-- BEGIN --

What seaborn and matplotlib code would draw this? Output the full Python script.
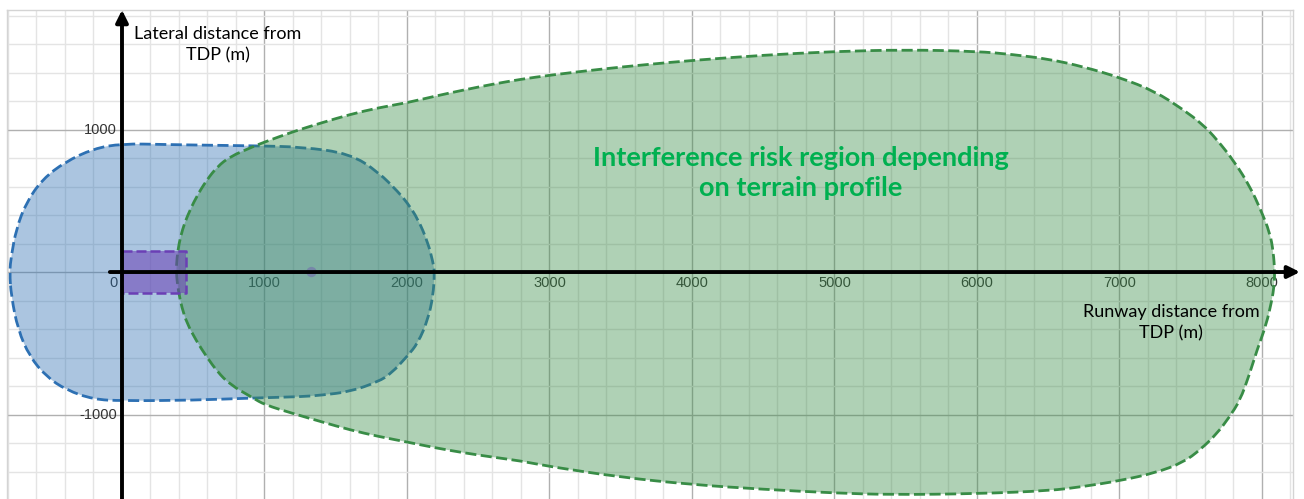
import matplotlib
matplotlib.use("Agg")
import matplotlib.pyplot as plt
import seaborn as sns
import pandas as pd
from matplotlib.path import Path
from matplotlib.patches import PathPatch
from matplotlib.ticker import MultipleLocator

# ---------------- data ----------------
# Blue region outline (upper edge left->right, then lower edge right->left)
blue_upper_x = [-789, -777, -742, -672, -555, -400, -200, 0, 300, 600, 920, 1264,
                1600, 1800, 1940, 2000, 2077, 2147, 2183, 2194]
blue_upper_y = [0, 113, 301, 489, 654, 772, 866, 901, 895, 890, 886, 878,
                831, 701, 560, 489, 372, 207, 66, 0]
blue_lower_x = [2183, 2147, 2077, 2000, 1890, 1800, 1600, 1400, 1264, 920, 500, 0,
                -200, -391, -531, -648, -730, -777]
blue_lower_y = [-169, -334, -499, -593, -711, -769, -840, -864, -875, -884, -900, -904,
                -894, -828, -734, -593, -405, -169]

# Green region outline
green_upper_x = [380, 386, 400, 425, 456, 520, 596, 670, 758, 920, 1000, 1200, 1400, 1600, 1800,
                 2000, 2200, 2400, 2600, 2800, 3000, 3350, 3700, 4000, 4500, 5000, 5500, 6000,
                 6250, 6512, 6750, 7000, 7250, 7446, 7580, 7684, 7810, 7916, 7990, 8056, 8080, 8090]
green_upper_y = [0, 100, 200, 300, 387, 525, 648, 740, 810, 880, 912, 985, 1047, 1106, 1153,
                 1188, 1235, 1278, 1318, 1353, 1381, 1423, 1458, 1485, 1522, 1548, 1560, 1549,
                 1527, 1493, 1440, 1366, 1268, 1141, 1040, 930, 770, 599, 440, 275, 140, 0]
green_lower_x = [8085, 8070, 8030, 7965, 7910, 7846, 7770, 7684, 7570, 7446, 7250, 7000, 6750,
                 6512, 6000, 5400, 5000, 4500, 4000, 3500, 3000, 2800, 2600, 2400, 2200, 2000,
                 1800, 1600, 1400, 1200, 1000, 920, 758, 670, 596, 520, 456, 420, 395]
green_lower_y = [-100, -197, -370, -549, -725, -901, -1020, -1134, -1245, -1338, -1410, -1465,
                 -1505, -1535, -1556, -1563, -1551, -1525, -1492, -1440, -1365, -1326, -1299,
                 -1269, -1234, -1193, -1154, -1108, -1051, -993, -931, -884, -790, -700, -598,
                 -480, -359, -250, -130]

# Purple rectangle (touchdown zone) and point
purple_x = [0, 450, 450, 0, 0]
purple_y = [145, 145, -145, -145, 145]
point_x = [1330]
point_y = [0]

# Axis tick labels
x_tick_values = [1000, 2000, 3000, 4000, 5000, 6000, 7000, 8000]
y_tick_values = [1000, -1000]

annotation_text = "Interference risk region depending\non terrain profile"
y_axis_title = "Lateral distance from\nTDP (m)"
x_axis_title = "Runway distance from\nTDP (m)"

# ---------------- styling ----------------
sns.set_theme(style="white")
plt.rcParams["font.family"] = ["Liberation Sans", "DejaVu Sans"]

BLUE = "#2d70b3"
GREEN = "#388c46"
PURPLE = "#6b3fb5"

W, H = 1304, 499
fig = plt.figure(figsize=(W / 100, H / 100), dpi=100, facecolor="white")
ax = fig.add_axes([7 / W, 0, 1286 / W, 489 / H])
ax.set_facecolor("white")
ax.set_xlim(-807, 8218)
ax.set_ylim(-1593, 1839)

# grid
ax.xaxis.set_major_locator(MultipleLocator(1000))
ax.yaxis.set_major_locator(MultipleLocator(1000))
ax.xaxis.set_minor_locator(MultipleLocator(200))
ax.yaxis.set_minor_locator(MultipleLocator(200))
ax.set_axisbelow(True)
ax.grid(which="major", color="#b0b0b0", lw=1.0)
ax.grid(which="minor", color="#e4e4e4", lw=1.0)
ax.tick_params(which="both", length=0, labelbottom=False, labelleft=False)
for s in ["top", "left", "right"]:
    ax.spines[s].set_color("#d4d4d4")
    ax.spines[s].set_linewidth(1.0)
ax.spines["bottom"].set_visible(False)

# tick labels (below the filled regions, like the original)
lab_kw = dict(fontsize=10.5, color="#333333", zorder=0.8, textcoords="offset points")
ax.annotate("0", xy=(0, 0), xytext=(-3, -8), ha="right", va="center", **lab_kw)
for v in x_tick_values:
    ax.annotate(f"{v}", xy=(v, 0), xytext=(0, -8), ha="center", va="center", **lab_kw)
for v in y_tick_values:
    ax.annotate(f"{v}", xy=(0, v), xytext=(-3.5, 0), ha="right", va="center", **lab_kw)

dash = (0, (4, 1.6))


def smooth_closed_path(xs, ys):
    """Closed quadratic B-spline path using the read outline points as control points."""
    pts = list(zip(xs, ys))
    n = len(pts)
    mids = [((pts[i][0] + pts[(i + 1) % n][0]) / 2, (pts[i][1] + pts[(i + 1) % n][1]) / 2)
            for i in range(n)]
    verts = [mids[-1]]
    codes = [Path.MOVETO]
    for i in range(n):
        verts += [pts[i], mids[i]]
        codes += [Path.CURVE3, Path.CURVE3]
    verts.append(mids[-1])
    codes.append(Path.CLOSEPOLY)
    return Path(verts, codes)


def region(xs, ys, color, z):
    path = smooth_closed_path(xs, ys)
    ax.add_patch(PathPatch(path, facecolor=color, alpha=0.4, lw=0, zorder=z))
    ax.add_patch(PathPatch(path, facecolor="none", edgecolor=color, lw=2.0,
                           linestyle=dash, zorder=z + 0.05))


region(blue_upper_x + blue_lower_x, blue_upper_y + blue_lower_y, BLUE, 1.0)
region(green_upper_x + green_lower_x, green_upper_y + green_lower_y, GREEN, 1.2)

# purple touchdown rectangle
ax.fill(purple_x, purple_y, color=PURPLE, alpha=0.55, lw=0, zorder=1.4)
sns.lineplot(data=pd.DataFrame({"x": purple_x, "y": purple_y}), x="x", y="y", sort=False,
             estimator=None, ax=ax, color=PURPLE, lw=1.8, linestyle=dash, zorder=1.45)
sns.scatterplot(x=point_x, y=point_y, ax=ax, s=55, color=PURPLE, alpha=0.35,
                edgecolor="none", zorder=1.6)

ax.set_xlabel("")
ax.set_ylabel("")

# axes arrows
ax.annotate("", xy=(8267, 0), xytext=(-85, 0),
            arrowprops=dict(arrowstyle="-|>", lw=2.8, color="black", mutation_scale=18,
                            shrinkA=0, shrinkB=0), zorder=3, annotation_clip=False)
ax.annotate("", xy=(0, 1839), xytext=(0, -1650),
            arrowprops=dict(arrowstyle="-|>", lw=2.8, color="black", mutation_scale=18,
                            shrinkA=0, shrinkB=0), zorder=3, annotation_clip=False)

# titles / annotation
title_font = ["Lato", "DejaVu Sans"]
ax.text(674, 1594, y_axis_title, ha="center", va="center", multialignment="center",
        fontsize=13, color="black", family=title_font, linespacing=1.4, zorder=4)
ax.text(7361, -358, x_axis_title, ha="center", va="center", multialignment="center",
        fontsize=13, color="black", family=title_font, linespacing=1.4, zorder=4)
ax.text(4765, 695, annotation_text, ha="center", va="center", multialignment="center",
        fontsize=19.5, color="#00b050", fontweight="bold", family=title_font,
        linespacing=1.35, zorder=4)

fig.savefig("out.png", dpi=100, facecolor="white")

-- END --

◆ Task details: Repeat, word for word and with no pictures, only the lines running from the beginning of the data to the line that contains "-894, -828, -734, -593, -405, -169]".

◆ Response to this exercise:
What seaborn and matplotlib code would draw this? Output the full Python script.
import matplotlib
matplotlib.use("Agg")
import matplotlib.pyplot as plt
import seaborn as sns
import pandas as pd
from matplotlib.path import Path
from matplotlib.patches import PathPatch
from matplotlib.ticker import MultipleLocator

# ---------------- data ----------------
# Blue region outline (upper edge left->right, then lower edge right->left)
blue_upper_x = [-789, -777, -742, -672, -555, -400, -200, 0, 300, 600, 920, 1264,
                1600, 1800, 1940, 2000, 2077, 2147, 2183, 2194]
blue_upper_y = [0, 113, 301, 489, 654, 772, 866, 901, 895, 890, 886, 878,
                831, 701, 560, 489, 372, 207, 66, 0]
blue_lower_x = [2183, 2147, 2077, 2000, 1890, 1800, 1600, 1400, 1264, 920, 500, 0,
                -200, -391, -531, -648, -730, -777]
blue_lower_y = [-169, -334, -499, -593, -711, -769, -840, -864, -875, -884, -900, -904,
                -894, -828, -734, -593, -405, -169]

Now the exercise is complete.